--- BEGIN Data in this exercise ---

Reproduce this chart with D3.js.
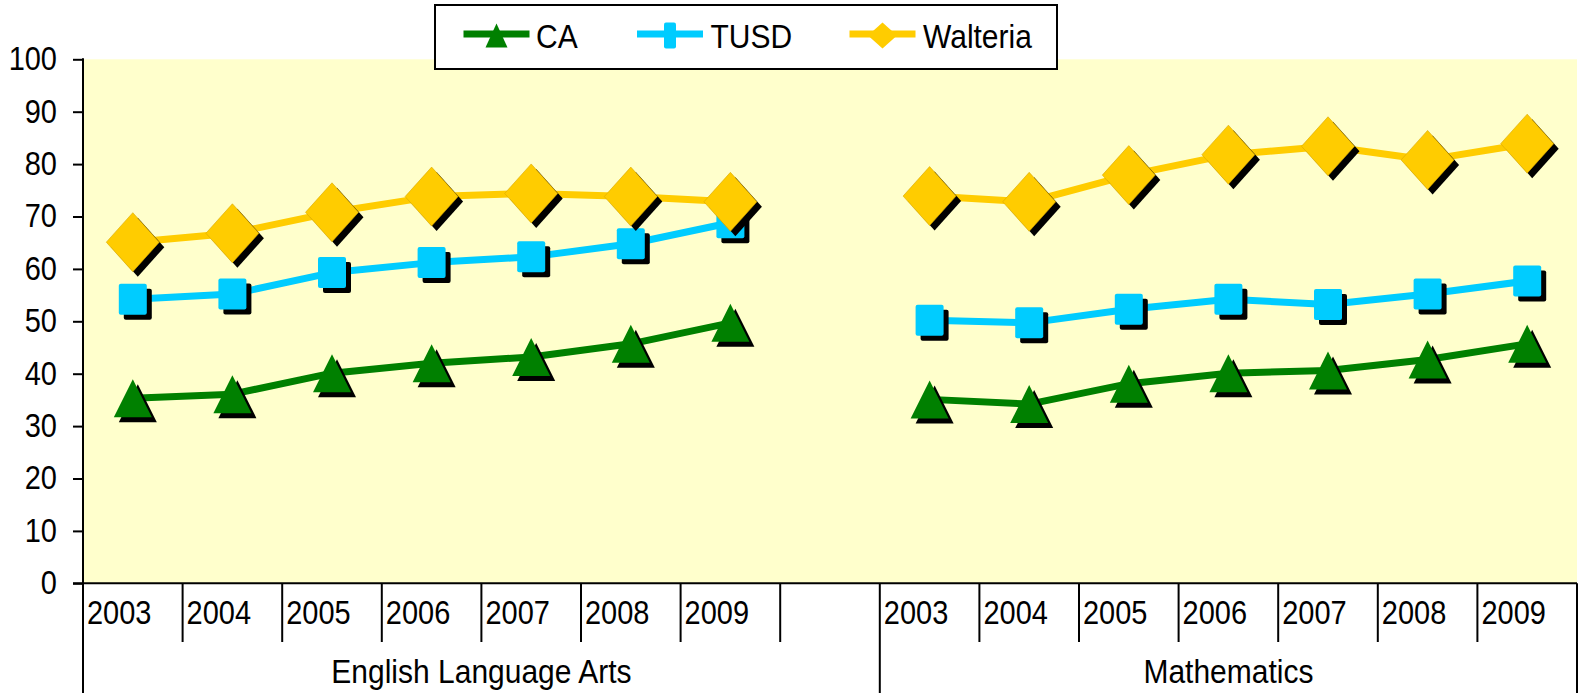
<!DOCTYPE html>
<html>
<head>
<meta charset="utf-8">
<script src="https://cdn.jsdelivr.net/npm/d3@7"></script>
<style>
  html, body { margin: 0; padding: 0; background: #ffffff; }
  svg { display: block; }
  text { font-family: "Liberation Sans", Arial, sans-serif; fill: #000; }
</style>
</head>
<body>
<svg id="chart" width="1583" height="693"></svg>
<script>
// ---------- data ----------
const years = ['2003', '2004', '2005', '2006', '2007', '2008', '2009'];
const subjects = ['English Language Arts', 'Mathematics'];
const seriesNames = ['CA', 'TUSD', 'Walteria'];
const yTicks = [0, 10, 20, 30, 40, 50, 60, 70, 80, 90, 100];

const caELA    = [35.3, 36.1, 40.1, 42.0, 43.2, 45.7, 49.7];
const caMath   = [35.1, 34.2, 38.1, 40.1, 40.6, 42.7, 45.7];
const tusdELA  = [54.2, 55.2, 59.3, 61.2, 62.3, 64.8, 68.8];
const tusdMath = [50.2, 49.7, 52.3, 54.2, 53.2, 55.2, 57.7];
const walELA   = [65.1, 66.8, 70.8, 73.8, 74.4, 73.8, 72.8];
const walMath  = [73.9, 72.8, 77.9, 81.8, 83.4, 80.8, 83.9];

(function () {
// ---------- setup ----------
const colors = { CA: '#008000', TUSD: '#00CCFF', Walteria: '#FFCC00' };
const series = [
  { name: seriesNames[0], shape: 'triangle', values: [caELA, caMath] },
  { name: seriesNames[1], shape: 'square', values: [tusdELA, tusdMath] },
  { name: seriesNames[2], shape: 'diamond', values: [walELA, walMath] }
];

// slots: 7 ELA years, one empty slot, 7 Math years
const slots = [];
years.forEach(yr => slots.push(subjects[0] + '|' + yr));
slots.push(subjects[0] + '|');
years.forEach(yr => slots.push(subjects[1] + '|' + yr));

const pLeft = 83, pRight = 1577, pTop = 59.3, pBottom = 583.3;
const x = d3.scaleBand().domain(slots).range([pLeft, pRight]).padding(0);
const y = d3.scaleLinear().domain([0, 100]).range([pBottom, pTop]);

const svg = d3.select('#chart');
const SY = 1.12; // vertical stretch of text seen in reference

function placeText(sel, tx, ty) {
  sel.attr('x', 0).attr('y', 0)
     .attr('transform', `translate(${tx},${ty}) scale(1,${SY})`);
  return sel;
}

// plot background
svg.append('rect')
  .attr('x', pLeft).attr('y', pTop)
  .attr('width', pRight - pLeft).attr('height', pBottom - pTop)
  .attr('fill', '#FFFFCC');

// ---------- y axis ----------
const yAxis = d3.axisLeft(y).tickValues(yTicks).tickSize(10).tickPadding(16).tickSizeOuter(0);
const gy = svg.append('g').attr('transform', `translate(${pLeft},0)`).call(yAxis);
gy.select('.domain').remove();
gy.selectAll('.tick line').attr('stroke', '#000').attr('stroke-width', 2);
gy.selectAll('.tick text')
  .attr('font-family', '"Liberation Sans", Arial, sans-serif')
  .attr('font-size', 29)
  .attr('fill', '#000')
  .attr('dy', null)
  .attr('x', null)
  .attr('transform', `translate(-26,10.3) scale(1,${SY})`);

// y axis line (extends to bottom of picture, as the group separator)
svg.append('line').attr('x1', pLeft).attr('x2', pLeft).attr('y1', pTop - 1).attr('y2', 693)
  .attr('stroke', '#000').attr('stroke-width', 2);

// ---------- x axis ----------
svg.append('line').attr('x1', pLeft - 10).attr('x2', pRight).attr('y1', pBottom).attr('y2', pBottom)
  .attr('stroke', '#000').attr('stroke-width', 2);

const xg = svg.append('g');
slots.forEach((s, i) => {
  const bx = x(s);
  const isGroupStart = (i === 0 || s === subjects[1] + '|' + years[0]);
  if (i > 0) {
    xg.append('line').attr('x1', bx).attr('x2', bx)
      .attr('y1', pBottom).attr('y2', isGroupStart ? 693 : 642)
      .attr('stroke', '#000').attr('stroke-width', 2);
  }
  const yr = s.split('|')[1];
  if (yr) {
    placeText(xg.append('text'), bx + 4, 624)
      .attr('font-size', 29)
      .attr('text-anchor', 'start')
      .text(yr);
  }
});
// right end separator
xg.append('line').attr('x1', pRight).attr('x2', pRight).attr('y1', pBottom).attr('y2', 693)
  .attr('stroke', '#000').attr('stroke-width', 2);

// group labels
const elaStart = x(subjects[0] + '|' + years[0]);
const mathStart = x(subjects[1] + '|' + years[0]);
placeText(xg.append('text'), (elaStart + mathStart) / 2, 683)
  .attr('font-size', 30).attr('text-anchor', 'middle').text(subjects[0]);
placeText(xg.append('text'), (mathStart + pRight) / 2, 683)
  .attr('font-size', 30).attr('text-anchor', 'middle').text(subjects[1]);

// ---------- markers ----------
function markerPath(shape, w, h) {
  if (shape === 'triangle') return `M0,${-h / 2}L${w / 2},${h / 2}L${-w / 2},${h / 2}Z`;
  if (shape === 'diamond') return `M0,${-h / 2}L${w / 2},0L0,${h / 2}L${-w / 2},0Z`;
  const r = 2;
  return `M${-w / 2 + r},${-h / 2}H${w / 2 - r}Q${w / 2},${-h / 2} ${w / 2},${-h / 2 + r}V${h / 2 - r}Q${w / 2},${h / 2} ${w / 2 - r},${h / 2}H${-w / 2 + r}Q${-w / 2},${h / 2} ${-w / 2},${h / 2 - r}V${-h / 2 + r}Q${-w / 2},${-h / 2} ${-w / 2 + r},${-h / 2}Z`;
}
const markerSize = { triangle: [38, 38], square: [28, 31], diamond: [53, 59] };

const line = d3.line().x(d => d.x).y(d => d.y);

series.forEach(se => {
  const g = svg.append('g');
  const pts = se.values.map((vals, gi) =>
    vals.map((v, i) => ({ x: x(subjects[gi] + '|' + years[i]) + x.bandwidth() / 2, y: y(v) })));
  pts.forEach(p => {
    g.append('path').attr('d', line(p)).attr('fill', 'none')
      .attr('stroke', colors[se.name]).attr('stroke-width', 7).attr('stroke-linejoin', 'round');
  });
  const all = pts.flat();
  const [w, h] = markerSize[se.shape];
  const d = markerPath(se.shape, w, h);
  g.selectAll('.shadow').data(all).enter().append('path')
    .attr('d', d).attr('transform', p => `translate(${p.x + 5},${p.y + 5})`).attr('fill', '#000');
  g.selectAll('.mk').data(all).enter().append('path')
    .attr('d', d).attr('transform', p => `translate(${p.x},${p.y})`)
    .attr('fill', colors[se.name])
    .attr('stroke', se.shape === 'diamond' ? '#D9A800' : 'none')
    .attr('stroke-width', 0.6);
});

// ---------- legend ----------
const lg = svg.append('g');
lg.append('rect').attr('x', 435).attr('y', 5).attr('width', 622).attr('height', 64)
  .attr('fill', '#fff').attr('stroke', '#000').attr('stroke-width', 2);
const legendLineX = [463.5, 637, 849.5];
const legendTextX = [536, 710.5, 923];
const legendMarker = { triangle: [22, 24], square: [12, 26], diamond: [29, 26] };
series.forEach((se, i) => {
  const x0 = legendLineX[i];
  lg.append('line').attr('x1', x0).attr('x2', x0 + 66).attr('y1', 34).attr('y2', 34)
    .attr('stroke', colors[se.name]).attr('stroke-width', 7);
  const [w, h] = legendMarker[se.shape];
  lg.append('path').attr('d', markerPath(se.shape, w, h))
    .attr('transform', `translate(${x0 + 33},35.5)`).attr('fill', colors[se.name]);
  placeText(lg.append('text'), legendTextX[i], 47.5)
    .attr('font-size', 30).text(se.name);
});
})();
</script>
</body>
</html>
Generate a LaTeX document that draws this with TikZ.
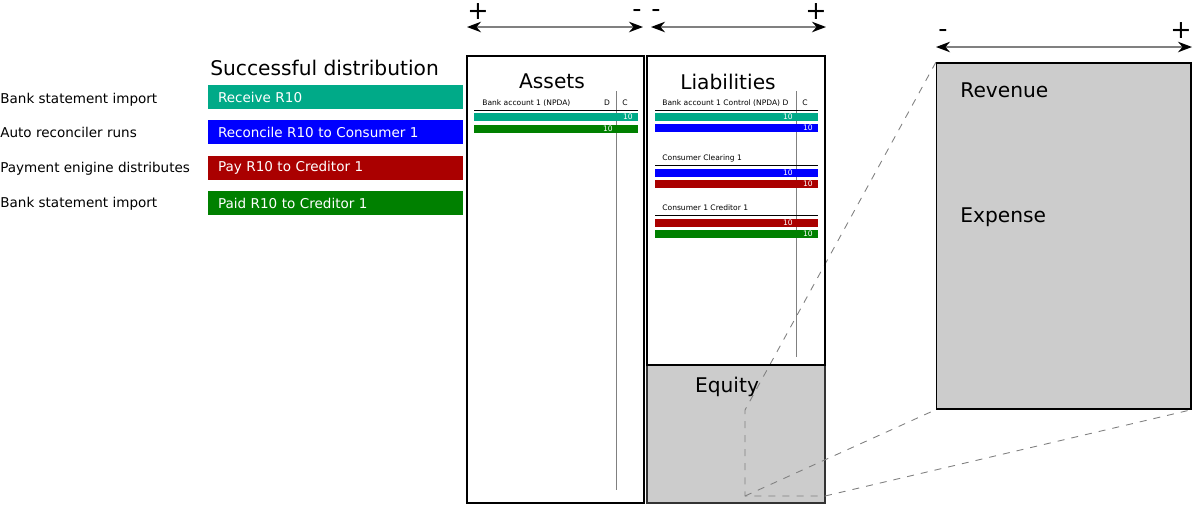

--- END Data in this exercise ---

* Task directions
Pictures excluded, repeat the records exactly from their opening line through the line containing "80, 90, 100];".

* Solution
Reproduce this chart with D3.js.
<!DOCTYPE html>
<html>
<head>
<meta charset="utf-8">
<script src="https://cdn.jsdelivr.net/npm/d3@7"></script>
<style>
  html, body { margin: 0; padding: 0; background: #ffffff; }
  svg { display: block; }
  text { font-family: "Liberation Sans", Arial, sans-serif; fill: #000; }
</style>
</head>
<body>
<svg id="chart" width="1583" height="693"></svg>
<script>
// ---------- data ----------
const years = ['2003', '2004', '2005', '2006', '2007', '2008', '2009'];
const subjects = ['English Language Arts', 'Mathematics'];
const seriesNames = ['CA', 'TUSD', 'Walteria'];
const yTicks = [0, 10, 20, 30, 40, 50, 60, 70, 80, 90, 100];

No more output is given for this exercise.